### [The task]
Repeat, exactly, the run of lines that opens with the line containing "Generate a LaTeX" and closes with the line containing "(11,10) -- (987,10);", and leave all other lines out.

### [The data]
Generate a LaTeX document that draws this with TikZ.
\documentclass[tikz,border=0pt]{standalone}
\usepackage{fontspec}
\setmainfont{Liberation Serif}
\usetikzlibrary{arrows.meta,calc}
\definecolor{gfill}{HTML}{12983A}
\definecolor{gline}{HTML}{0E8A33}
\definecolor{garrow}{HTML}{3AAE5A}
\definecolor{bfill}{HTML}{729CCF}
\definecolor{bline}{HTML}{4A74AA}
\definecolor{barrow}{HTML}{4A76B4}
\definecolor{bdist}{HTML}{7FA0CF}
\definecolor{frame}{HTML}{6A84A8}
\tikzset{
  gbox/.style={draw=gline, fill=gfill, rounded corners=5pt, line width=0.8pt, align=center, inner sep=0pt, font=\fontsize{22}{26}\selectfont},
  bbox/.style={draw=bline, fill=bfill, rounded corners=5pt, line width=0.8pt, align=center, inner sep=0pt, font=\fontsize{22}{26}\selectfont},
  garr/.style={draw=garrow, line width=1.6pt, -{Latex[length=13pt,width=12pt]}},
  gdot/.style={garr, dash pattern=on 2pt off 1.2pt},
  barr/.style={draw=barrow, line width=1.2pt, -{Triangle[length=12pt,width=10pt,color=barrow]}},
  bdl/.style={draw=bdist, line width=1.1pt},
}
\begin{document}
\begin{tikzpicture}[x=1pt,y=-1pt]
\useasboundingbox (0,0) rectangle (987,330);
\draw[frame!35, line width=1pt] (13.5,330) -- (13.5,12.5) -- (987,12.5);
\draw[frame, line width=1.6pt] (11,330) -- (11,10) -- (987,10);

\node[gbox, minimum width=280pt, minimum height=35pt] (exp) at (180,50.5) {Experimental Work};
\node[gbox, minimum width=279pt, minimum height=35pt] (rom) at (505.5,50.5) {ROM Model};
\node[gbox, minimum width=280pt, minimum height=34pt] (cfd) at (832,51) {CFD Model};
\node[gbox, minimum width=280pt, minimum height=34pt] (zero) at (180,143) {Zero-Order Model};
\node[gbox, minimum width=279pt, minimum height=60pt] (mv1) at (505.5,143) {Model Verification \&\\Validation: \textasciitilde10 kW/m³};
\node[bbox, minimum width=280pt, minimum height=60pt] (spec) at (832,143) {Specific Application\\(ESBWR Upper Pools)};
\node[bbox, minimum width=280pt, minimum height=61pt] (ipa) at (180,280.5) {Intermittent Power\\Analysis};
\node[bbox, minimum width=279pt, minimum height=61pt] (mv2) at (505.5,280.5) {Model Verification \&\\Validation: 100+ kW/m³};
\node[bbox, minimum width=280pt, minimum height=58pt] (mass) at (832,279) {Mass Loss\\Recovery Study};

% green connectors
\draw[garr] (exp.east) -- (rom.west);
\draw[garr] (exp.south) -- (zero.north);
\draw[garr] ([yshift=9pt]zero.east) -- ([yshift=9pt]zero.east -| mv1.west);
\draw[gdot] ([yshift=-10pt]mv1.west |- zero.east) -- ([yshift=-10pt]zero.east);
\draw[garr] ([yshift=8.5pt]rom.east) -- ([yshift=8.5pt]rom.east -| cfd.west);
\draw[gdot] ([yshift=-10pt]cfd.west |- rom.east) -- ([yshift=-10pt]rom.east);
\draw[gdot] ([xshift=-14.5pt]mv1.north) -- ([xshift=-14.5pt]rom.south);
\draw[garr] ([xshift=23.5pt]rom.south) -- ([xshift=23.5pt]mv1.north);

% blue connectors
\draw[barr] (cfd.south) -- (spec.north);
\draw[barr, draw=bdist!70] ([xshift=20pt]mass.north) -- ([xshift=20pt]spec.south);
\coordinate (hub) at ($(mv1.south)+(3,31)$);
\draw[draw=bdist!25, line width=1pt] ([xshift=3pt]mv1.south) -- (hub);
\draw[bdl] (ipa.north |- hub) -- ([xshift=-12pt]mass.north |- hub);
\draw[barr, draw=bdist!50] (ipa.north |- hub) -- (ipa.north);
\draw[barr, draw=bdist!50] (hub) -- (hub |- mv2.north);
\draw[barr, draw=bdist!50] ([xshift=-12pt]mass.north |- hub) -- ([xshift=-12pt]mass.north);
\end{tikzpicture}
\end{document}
...
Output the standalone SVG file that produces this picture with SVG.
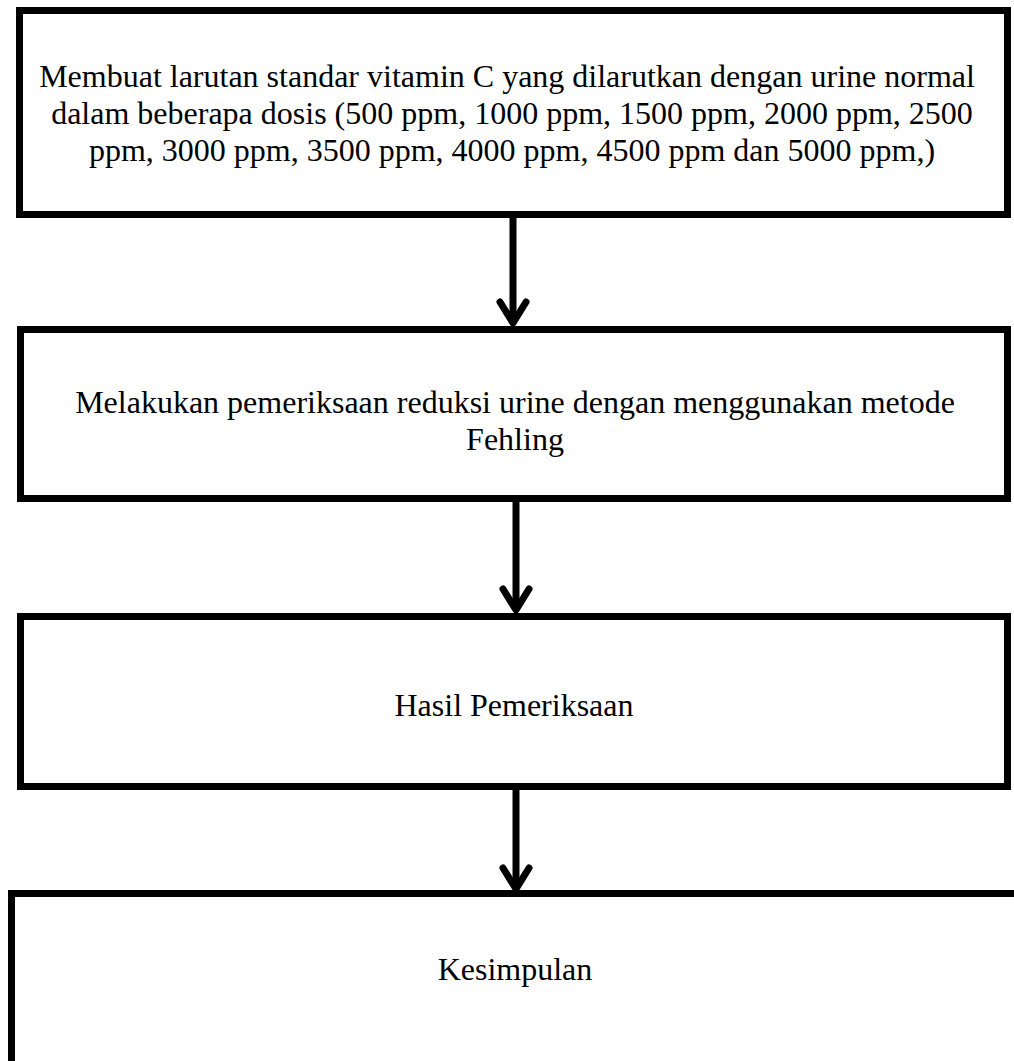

### [Written response]
Generate a LaTeX document that draws this with TikZ.
\documentclass[tikz,border=0pt]{standalone}
\usepackage{fontspec}
\setmainfont{Liberation Serif}
\usetikzlibrary{arrows.meta,calc}
\definecolor{gfill}{HTML}{12983A}
\definecolor{gline}{HTML}{0E8A33}
\definecolor{garrow}{HTML}{3AAE5A}
\definecolor{bfill}{HTML}{729CCF}
\definecolor{bline}{HTML}{4A74AA}
\definecolor{barrow}{HTML}{4A76B4}
\definecolor{bdist}{HTML}{7FA0CF}
\definecolor{frame}{HTML}{6A84A8}
\tikzset{
  gbox/.style={draw=gline, fill=gfill, rounded corners=5pt, line width=0.8pt, align=center, inner sep=0pt, font=\fontsize{22}{26}\selectfont},
  bbox/.style={draw=bline, fill=bfill, rounded corners=5pt, line width=0.8pt, align=center, inner sep=0pt, font=\fontsize{22}{26}\selectfont},
  garr/.style={draw=garrow, line width=1.6pt, -{Latex[length=13pt,width=12pt]}},
  gdot/.style={garr, dash pattern=on 2pt off 1.2pt},
  barr/.style={draw=barrow, line width=1.2pt, -{Triangle[length=12pt,width=10pt,color=barrow]}},
  bdl/.style={draw=bdist, line width=1.1pt},
}
\begin{document}
\begin{tikzpicture}[x=1pt,y=-1pt]
\useasboundingbox (0,0) rectangle (987,330);
\draw[frame!35, line width=1pt] (13.5,330) -- (13.5,12.5) -- (987,12.5);
\draw[frame, line width=1.6pt] (11,330) -- (11,10) -- (987,10);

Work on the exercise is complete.